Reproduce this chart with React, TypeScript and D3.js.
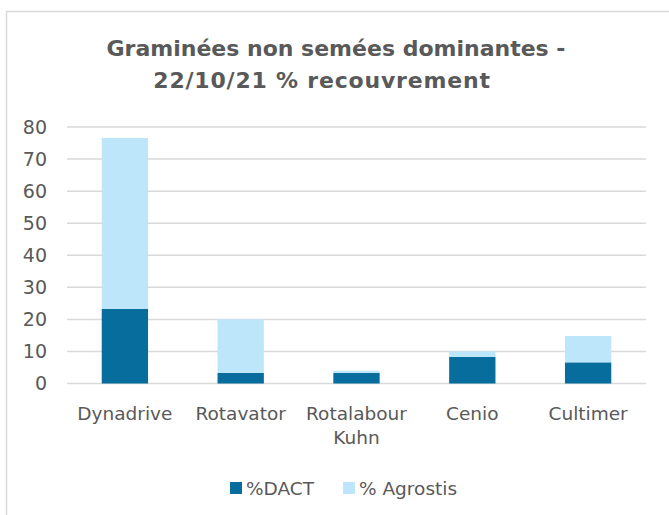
import * as d3 from 'd3';
import React, { useRef, useEffect } from 'react';

const categories = ['Dynadrive', 'Rotavator', 'Rotalabour Kuhn', 'Cenio', 'Cultimer'];
const dact = [23.3, 3.3, 3.3, 8.3, 6.6];
const agrostis = [53.3, 16.7, 0.7, 1.7, 8.2];
const seriesNames = ['%DACT', '% Agrostis'];
const yTicks = [0, 10, 20, 30, 40, 50, 60, 70, 80];

const colors = ['#076d9d', '#bde6fb'];
const textColor = '#595959';
const font = "'DejaVu Sans', sans-serif";

function App() {
    const ref = useRef(null);

    useEffect(() => {
        const svg = d3.select(ref.current);
        svg.selectAll('*').remove();

        const left = 67, right = 646, top = 127, bottom = 383.5;

        // chart frame
        svg.append('rect')
            .attr('x', 6.5).attr('y', 11.5)
            .attr('width', 800).attr('height', 700)
            .attr('fill', 'white')
            .attr('stroke', '#d9d9d9')
            .attr('stroke-width', 1.5);

        // title
        const title = svg.append('text')
            .attr('text-anchor', 'middle')
            .attr('fill', textColor)
            .attr('font-family', font)
            .attr('font-weight', 'bold')
            .attr('font-size', 22);
        title.append('tspan').attr('x', 336).attr('y', 56).text('Graminées non semées dominantes -');
        title.append('tspan').attr('x', 322).attr('y', 88)
            .attr('letter-spacing', 0.8)
            .text('22/10/21 % recouvrement');

        const x = d3.scaleBand().domain(categories).range([left, right]).paddingInner(0.6).paddingOuter(0.3);
        const y = d3.scaleLinear().domain([0, 80]).range([bottom, top]);

        // gridlines
        svg.append('g').selectAll('line')
            .data(yTicks).enter()
            .append('line')
            .attr('x1', left).attr('x2', right)
            .attr('y1', d => y(d)).attr('y2', d => y(d))
            .attr('stroke', '#d9d9d9')
            .attr('stroke-width', 1.5);

        // y labels
        svg.append('g').selectAll('text')
            .data(yTicks).enter()
            .append('text')
            .attr('x', 47)
            .attr('y', d => y(d))
            .attr('dy', '0.36em')
            .attr('text-anchor', 'end')
            .attr('fill', textColor)
            .attr('font-family', font)
            .attr('font-size', 19)
            .text(d => d);

        // stacked bars
        const rows = categories.map((c, i) => ({ cat: c, a: dact[i], b: agrostis[i] }));
        const stacked = d3.stack().keys(['a', 'b'])(rows as any);

        svg.append('g').selectAll('g')
            .data(stacked).enter()
            .append('g')
            .attr('fill', (d, i) => colors[i])
            .selectAll('rect')
            .data(d => d).enter()
            .append('rect')
            .attr('x', (d: any) => x(d.data.cat))
            .attr('width', x.bandwidth())
            .attr('y', d => y(d[1]))
            .attr('height', d => y(d[0]) - y(d[1]));

        // x labels
        const xl = svg.append('g');
        categories.forEach(c => {
            const words = c === 'Rotalabour Kuhn' ? ['Rotalabour', 'Kuhn'] : [c];
            const t = xl.append('text')
                .attr('text-anchor', 'middle')
                .attr('fill', textColor)
                .attr('font-family', font)
                .attr('font-size', 18.5);
            words.forEach((w, i) => {
                t.append('tspan')
                    .attr('x', x(c) + x.bandwidth() / 2)
                    .attr('y', 420 + i * 24)
                    .text(w);
            });
        });

        // legend
        const legendX = [230, 343];
        seriesNames.forEach((s, i) => {
            svg.append('rect')
                .attr('x', legendX[i]).attr('y', 482)
                .attr('width', 12).attr('height', 12)
                .attr('fill', colors[i]);
            svg.append('text')
                .attr('x', legendX[i] + 16).attr('y', 495)
                .attr('fill', textColor)
                .attr('font-family', font)
                .attr('font-size', 18.5)
                .text(s);
        });
    }, []);

    return (
        <svg ref={ref} width={669} height={515}
            style={{ position: 'absolute', left: 0, top: 0, background: 'white' }}>
        </svg>
    );
}

export default App;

- Task prompt -
Quote each line of the listing exactly, but leave the pictures out.

- Answer to the problem -
Reproduce this chart with React, TypeScript and D3.js.
import * as d3 from 'd3';
import React, { useRef, useEffect } from 'react';

const categories = ['Dynadrive', 'Rotavator', 'Rotalabour Kuhn', 'Cenio', 'Cultimer'];
const dact = [23.3, 3.3, 3.3, 8.3, 6.6];
const agrostis = [53.3, 16.7, 0.7, 1.7, 8.2];
const seriesNames = ['%DACT', '% Agrostis'];
const yTicks = [0, 10, 20, 30, 40, 50, 60, 70, 80];

const colors = ['#076d9d', '#bde6fb'];
const textColor = '#595959';
const font = "'DejaVu Sans', sans-serif";

function App() {
    const ref = useRef(null);

    useEffect(() => {
        const svg = d3.select(ref.current);
        svg.selectAll('*').remove();

        const left = 67, right = 646, top = 127, bottom = 383.5;

        // chart frame
        svg.append('rect')
            .attr('x', 6.5).attr('y', 11.5)
            .attr('width', 800).attr('height', 700)
            .attr('fill', 'white')
            .attr('stroke', '#d9d9d9')
            .attr('stroke-width', 1.5);

        // title
        const title = svg.append('text')
            .attr('text-anchor', 'middle')
            .attr('fill', textColor)
            .attr('font-family', font)
            .attr('font-weight', 'bold')
            .attr('font-size', 22);
        title.append('tspan').attr('x', 336).attr('y', 56).text('Graminées non semées dominantes -');
        title.append('tspan').attr('x', 322).attr('y', 88)
            .attr('letter-spacing', 0.8)
            .text('22/10/21 % recouvrement');

        const x = d3.scaleBand().domain(categories).range([left, right]).paddingInner(0.6).paddingOuter(0.3);
        const y = d3.scaleLinear().domain([0, 80]).range([bottom, top]);

        // gridlines
        svg.append('g').selectAll('line')
            .data(yTicks).enter()
            .append('line')
            .attr('x1', left).attr('x2', right)
            .attr('y1', d => y(d)).attr('y2', d => y(d))
            .attr('stroke', '#d9d9d9')
            .attr('stroke-width', 1.5);

        // y labels
        svg.append('g').selectAll('text')
            .data(yTicks).enter()
            .append('text')
            .attr('x', 47)
            .attr('y', d => y(d))
            .attr('dy', '0.36em')
            .attr('text-anchor', 'end')
            .attr('fill', textColor)
            .attr('font-family', font)
            .attr('font-size', 19)
            .text(d => d);

        // stacked bars
        const rows = categories.map((c, i) => ({ cat: c, a: dact[i], b: agrostis[i] }));
        const stacked = d3.stack().keys(['a', 'b'])(rows as any);

        svg.append('g').selectAll('g')
            .data(stacked).enter()
            .append('g')
            .attr('fill', (d, i) => colors[i])
            .selectAll('rect')
            .data(d => d).enter()
            .append('rect')
            .attr('x', (d: any) => x(d.data.cat))
            .attr('width', x.bandwidth())
            .attr('y', d => y(d[1]))
            .attr('height', d => y(d[0]) - y(d[1]));

        // x labels
        const xl = svg.append('g');
        categories.forEach(c => {
            const words = c === 'Rotalabour Kuhn' ? ['Rotalabour', 'Kuhn'] : [c];
            const t = xl.append('text')
                .attr('text-anchor', 'middle')
                .attr('fill', textColor)
                .attr('font-family', font)
                .attr('font-size', 18.5);
            words.forEach((w, i) => {
                t.append('tspan')
                    .attr('x', x(c) + x.bandwidth() / 2)
                    .attr('y', 420 + i * 24)
                    .text(w);
            });
        });

        // legend
        const legendX = [230, 343];
        seriesNames.forEach((s, i) => {
            svg.append('rect')
                .attr('x', legendX[i]).attr('y', 482)
                .attr('width', 12).attr('height', 12)
                .attr('fill', colors[i]);
            svg.append('text')
                .attr('x', legendX[i] + 16).attr('y', 495)
                .attr('fill', textColor)
                .attr('font-family', font)
                .attr('font-size', 18.5)
                .text(s);
        });
    }, []);

    return (
        <svg ref={ref} width={669} height={515}
            style={{ position: 'absolute', left: 0, top: 0, background: 'white' }}>
        </svg>
    );
}

export default App;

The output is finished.